The above survey results demonstrate, in stark terms, the significance of the Schrems II ruling: the great majority of respondents are reliant upon US-based (or non-EEA/non-UK based) processors and very few have the intention of reducing or ceasing that reliance, whatever the law may say. There is a clear will on the part of respondents to try to comply with the Schrems II ruling, but the completion of transfer impact assessments in all cases looks unrealistic, and uncertainty persists as to what "supplementary measures" are expected by regulatory authorities.
At the end of the Schrems II ruling, the CJEU denies that its decision is "liable to create … a legal vacuum" (para 202), yet the analysis above would seem to indicate otherwise. Notable data transfer gaps are already well-known to exist, for example, for processor-to-subprocessor data transfers, and direct data collection of EEA/UK data by B2C organisations established in the US – gaps that reliance on Article 49 data export derogations, as the EDPB has made clear, cannot solve in all cases. Added to that, the SCCs – which, as Schrems II affirms, do remain valid – are somewhat outdated, in the sense that they reflect Directive 95/46 standards, and not current GDPR standards.

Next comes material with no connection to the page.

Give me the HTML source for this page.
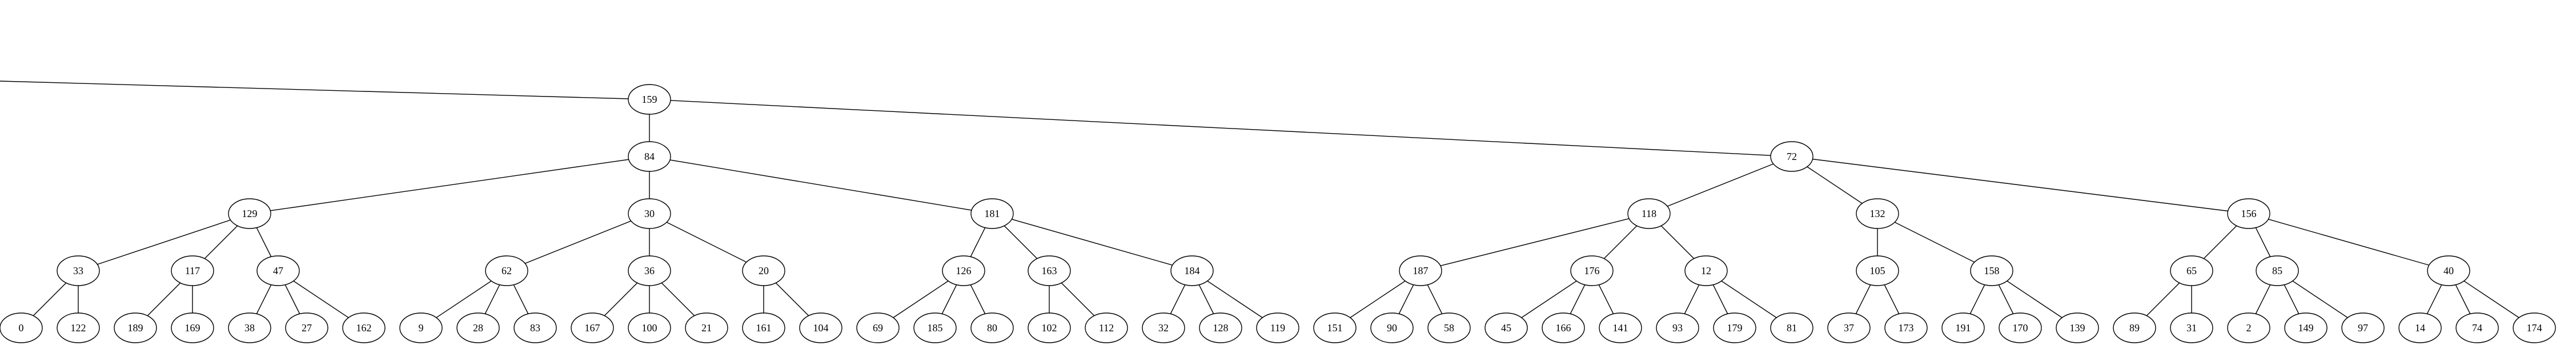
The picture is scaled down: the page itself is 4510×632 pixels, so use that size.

The positive news is that politicians and regulators seem to have heeded this message: dialogue is reportedly ongoing between the US and EU to address the consequences of Schrems II, the Commission is working on updated SCCs, and the EDPB plans further guidance in the coming months. In the meantime, the results would indicate that non-EEA/non-UK data transfers will continue, albeit with more commercial friction, pending effective and realistic regulatory clarity – clarity that, more than ever, is sorely needed.